Originally home to a large native population of Carawak Indians, St. Renard was unknown to Europeans until the early sixteenth century, when it was discovered by Spanish conquistadors searching for El Dorado. Juan Hombre de Rosa claimed the island for Spain in 1511, and San Renard remained a Spanish possession until 1635, when it fell to a British expeditionary force under Captain Burroughs Hertfordshire, who rechristened the island St. Reynard. The British immediately traded the island to the Dutch, reportedly to settle a private debt, and the Dutch abandoned Sint Reinaert ten years later, when disease wiped out most of the early colonists. The island became a French colonial possession in the early eighteenth century and was sold shortly afterward to the Danes, who sold the island back to the Dutch, who resold the island to the French, who surrendered the island to the British after an afternoon of naval bombardment. St. Renard gained its independence from Great Britain in 1973, at which time—following an ill-starred attempt at self-government—the fledgling republic was obliged to sell itself to the United States (called, by Spanish-speaking Renardennes, “El Pulpo de Gran Maldad”), of which it is still an unincorporated insular possession.

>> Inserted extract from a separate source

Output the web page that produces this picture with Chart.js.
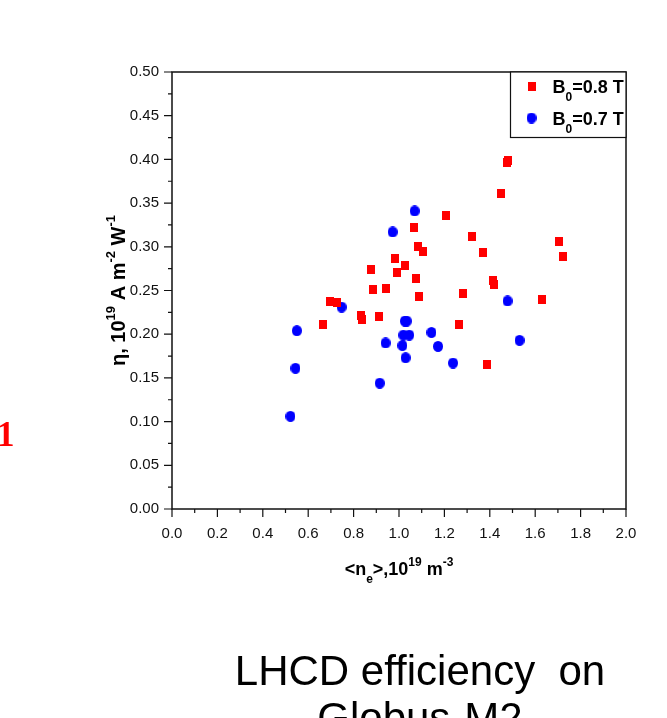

This almost unbelievably rich and diverse cultural history makes St. Renard one of the most historic, diverse, and culturally rich places in the Caribbean. There’s literally something for everyone. Whether you’re into relaxation, sex tourism, snorkeling, gambling, psychoanalgesic tropical vegetation, or just eating and drinking as much as your body can tolerate, we’ve got you covered. And if none of those things appeal to you, don’t worry about it! We’ll find something that does. After all, your satisfaction is what keeps us out of the cane fields!
What to Do
If this is your first time on St. Renard, your first stop should be
Buzzard Point
, a bawdy shantytown abutting colonial San Cristobal. There you’ll find authentic thatch-roofed bars and gambling houses, colorful street vendors, and beautiful women. Enjoy a half pint of Renardenne white rum and make friends with locals who really know their island. You’ll pick up the basics of Plantation Creole in no time, and by morning you’ll feel like a Renardenne yourself.